The teaspoon hangs in the glass bottle, effortlessly. It’s been put inside the open mouth of the bottle and dangles there making a wind chime sound as it taps the sides of the hollow glass; it’s almost calming — pretty even — like a symphony. A woman’s fingertips hold a sugar cube. She presses it into the espresso in the tiny coffee cup she holds. The espresso soaks the sugar cube little by little, slowly inching its way to the edges until it’s brown like wet sand and then plop, it’s been tossed in. Coffee splashes. Juliette Binoche stirs the espresso with a dainty metal spoon carved with roses at its tips before pouring the liquid into a glass of vanilla ice cream scoops. The sun hits her face in such a way where half her features are in shadow and the other half is illuminated. She opens her hands and admires the blue crystals she’ll save forever. The crystals are dark blue, rare. They look like the sea.
My heart’s pounding. I can hear it within the spinning cycle of my thoughts. The grocery bags I’ve carried up the stairs have fallen onto the floor as I walk into the apartment. I look at my reflection. There’s a violet-grey color embedded into the pockets under my eyes. I attempt to rub them away but fail. They’re there like permanent marker. My hair looks like the “Before” photo of a Pantene Pro-V hair ad so I throw it up in a pony tail.
So this is what it looks like. It’s dawned on me that I’m trying too hard to accomplish too much too soon. I’ve jam-packed my week with short films, writing, and photography (while working a day job almost full time) so much so that I’ve forgotten to do the basics. Like shave my legs. During a workout session last week, my friend looked at my legs and said:
“Do you not shave in the winter?”
I was in the middle of an awkward sit-up (one leg straight in the air, the other bent halfway and twisted around my hip) when I glanced at my legs with embarrassment.
I have to make some changes.
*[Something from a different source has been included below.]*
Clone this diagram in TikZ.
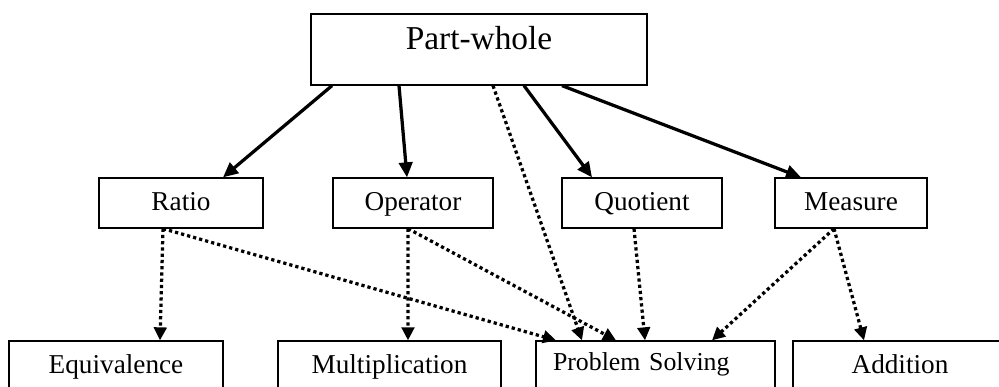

I need a few nights off. So I’ve begun watching French films and after Last Tango and Girl on the Bridge, I put in the film Blue starring Juliette Binoche. This was the first film I cried – not because of the storyline (although captivating) but because of the artistic shots director Krzysztof Kieslowski used in the film. I feel like I must be going crazy to cry over cutlery. But so what, right? After all, it is my night off.
It’s OK to work towards goals, and it’s also OK to have some nights off to — oh I don’t know — cry over a spoon dangling in a bottle.